The Orthodox Diocese of Alaska, meeting at its annual Assembly at Saint Innocent Cathedral here, passed a unanimous resolution today, calling on state and federal agencies to deny permits to any “commercial or economic project” that threatens to damage or pollute the natural environment. The basis for the Church’s opposition to any “development” derives from a spiritual and theological concern, rather than political considerations.
The resolution first cites the traditional reverential attitude Alaska Native peoples have always had toward their environment, and then lists the Biblical sources for the belief that God blessed the world at the time of creation and that, despite human greed, waste and sin, He now is renewing it, restoring it, blessing and sanctifying it.
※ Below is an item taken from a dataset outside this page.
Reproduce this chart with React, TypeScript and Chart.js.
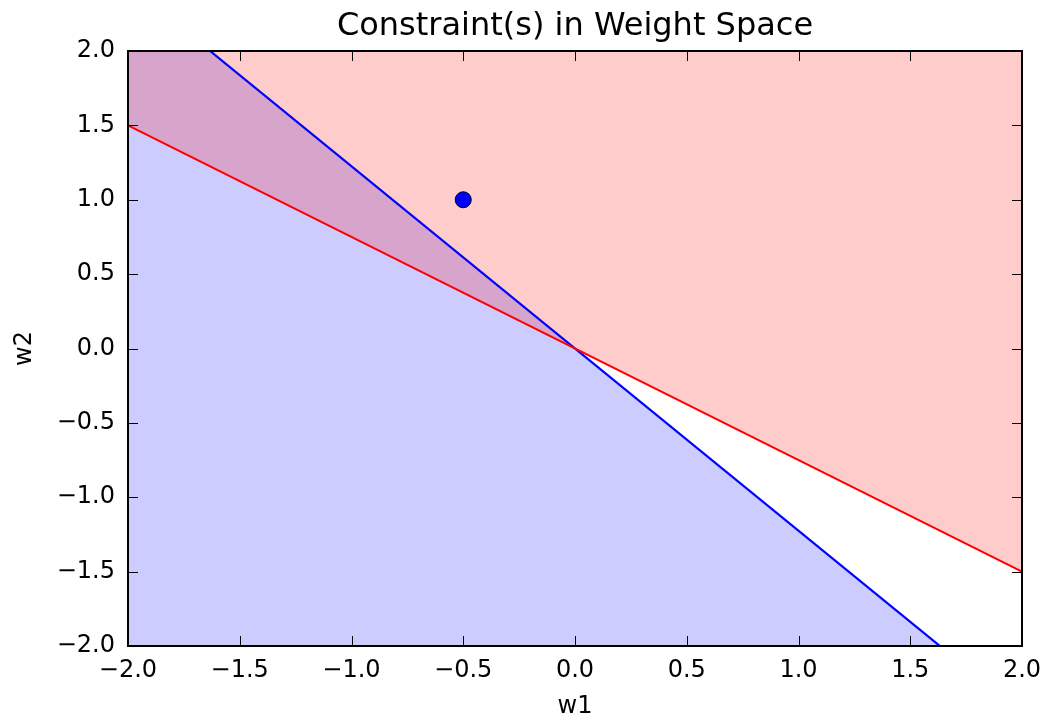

Central to the Church’s declaration is its affirmation that for over 200 years, parishes along the lakes and rivers have been performing the Great Blessing of Water, in commemoration of the Baptism of Jesus Christ in the Jordan. During this annual ceremony, conducted along the shores of lakes and streams as well as at the coasts of the oceans, the Holy Spirit is invoked to bless the water, so that it becomes “holy water” used for the sanctifications of churches, homes and vehicles for the coming year.
Once a river or lake has been blessed, it becomes permanently sacred to Orthodox Christians. Any threat to destroy, contaminate or pollute it is seen as a form of desecration.
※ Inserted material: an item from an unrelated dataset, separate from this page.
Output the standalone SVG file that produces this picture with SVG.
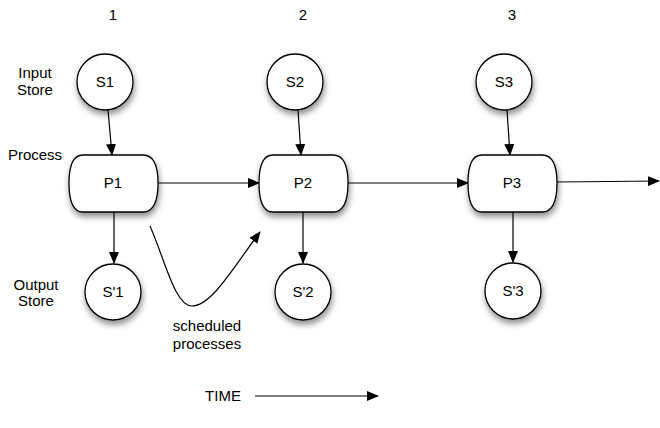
<svg xmlns="http://www.w3.org/2000/svg" width="660" height="428" viewBox="0 0 660 428">
<style>
text{font-family:"Liberation Sans",Arial,sans-serif;fill:#000}
.lbl{font-size:15px}
.nt{font-size:15px;text-anchor:middle}
.shape{fill:#fff;stroke:#000;stroke-width:1.3;filter:url(#sh)}
.con{fill:none;stroke:#000;stroke-width:1.2;marker-end:url(#ah)}
</style>
<defs>
<filter id="sh" x="-30%" y="-30%" width="170%" height="170%">
<feDropShadow dx="1" dy="4" stdDeviation="3" flood-color="#000" flood-opacity="0.45"/>
</filter>
<marker id="ah" markerWidth="12" markerHeight="10" refX="11" refY="5" orient="auto" markerUnits="userSpaceOnUse">
<path d="M0,0 L12,5 L0,10 Z" fill="#000"/>
</marker>
</defs>
<g id="labels">
<text class="lbl" x="113" y="20" text-anchor="middle">1</text>
<text class="lbl" x="303" y="20" text-anchor="middle">2</text>
<text class="lbl" x="512" y="20" text-anchor="middle">3</text>
<text class="lbl" x="35" y="78" text-anchor="middle">Input</text>
<text class="lbl" x="35" y="95" text-anchor="middle">Store</text>
<text class="lbl" x="35" y="160" text-anchor="middle">Process</text>
<text class="lbl" x="36" y="290" text-anchor="middle">Output</text>
<text class="lbl" x="36" y="306" text-anchor="middle">Store</text>
<text class="lbl" x="207" y="331" text-anchor="middle">scheduled</text>
<text class="lbl" x="207" y="349" text-anchor="middle">processes</text>
<text class="lbl" x="223" y="401" text-anchor="middle">TIME</text>
</g>
<g id="connectors">
<line class="con" x1="108" y1="110" x2="112" y2="155"/>
<line class="con" x1="298" y1="110" x2="301" y2="155"/>
<line class="con" x1="507" y1="110" x2="510" y2="155"/>
<line class="con" x1="114" y1="212" x2="114" y2="263"/>
<line class="con" x1="303" y1="212" x2="303" y2="263"/>
<line class="con" x1="513" y1="212" x2="513" y2="262"/>
<line class="con" x1="157" y1="183" x2="259" y2="183"/>
<line class="con" x1="347" y1="183" x2="468" y2="183"/>
<line class="con" x1="557" y1="182" x2="659" y2="181"/>
<path class="con" d="M150,226 C165,260 175,306 192,306 C212,306 235,265 260,232"/>
<line class="con" x1="255" y1="396" x2="378" y2="396"/>
</g>
<g id="S1"><circle class="shape" cx="105" cy="82" r="28"/><text class="nt" x="105" y="87">S1</text></g>
<g id="S2"><circle class="shape" cx="295" cy="82" r="28"/><text class="nt" x="295" y="87">S2</text></g>
<g id="S3"><circle class="shape" cx="504" cy="82" r="28"/><text class="nt" x="504" y="87">S3</text></g>
<g id="P1"><path class="shape" d="M83,155 H143 Q158,155 158,183 Q158,212 143,212 H83 Q69,212 69,183 Q69,155 83,155 Z"/><text class="nt" x="113" y="188">P1</text></g>
<g id="P2"><path class="shape" d="M273,155 H333 Q348,155 348,183 Q348,212 333,212 H273 Q259,212 259,183 Q259,155 273,155 Z"/><text class="nt" x="303" y="188">P2</text></g>
<g id="P3"><path class="shape" d="M482,155 H542 Q557,155 557,183 Q557,212 542,212 H482 Q468,212 468,183 Q468,155 482,155 Z"/><text class="nt" x="512" y="188">P3</text></g>
<g id="S_1"><circle class="shape" cx="113" cy="292" r="28"/><text class="nt" x="113" y="297">S'1</text></g>
<g id="S_2"><circle class="shape" cx="303" cy="292" r="28"/><text class="nt" x="303" y="297">S'2</text></g>
<g id="S_3"><circle class="shape" cx="513" cy="291" r="28"/><text class="nt" x="513" y="296">S'3</text></g>
</svg>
Claiming that a river or lake is sacred may also qualify it for protection under the terms of the Native American Freedom of Religions Act.
The Orthodox Diocese of Alaska is comprised of about 20,000 Alaska Natives in 95 Aleut, Yup’ik Eskimo, Athabaskan and Tlingit communities.
The full text of the resolution reads as follows.
Resolution of the Assembly of the Orthodox Diocese of Sitka, Anchorage and Alaska Concerning
the Sanctity of the Earth and the Responsibility all Alaskan Native People
to serve as its Guardians and Protectors
Whereas, according to the traditions and teachings of Alaska Native peoples, the Earth and the whole creation have always been perceived and experienced as filled with the sacred presence of Life, and
Whereas, historically Alaska Native peoples have approached all living and life-sustaining elements with reverence and respect, and
Whereas, in the Sacred Scriptures our Orthodox Christian Tradition, the creation of the world began with the Spirit of God moving on the face of the Deep, and
Whereas, God so loved the KOSMOS, meaning the whole creation, that He sent His Son into the world to bless, renew and sanctify it, and
Whereas, at the beginning of His earthly ministry, Our Lord Jesus Christ came first to the waters of the Jordan and
Whereas, at the time of His baptism, the Holy Trinity was revealed as the Voice of the Father spoke from heaven and the Holy Spirit descended upon the waters in the form of a Dove to renew the creation, and
Whereas, in commemoration of the Baptism of Our Lord each year the Church celebrates the Great Blessing of Water at lakes, streams and on the coasts of the seas and oceans, and
Whereas, in the sacramental and liturgical life of the Church, the Great Blessing of Waters is a normal and regular feature of every baptism and
Whereas, the parishes of the Orthodox Diocese, founded at Kodiak in 1794 have been conducting this rite of blessing and sanctification for more than two hundred years in Alaska, and
Whereas, it is therefore the belief and sacred tradition of Alaskan Orthodox people that the lakes, rivers, streams and ocean are sacred to us, and
Whereas, that which is sacred must be treated with utmost respect, care and reverence and guarded from any danger of defilement, desecration or pollution,
Be it resolved that the Orthodox Church in Alaska calls upon all appropriate state and federal agencies to reject any so-called commercial or economic “development” that in any way threatens the viability, purity and sanctity of the natural world, especially the rivers and lakes which we hold sacred by both God’s original blessing and the continued invocation of the Holy Spirit to bless and sanctify the rivers and lakes along which our communities have been established for thousands of years, and
Be it further Resolved that the Orthodox Church in Alaska welcomes and invokes God’s Blessing upon all those who would bring economic development to our communities provided they can prove by successful and continuing operation elsewhere on earth, (and not hypothetically or theoretically), that they can conduct such activities without potential or significant harm to the natural environment or polluting the waters which we hold blessed and sacred.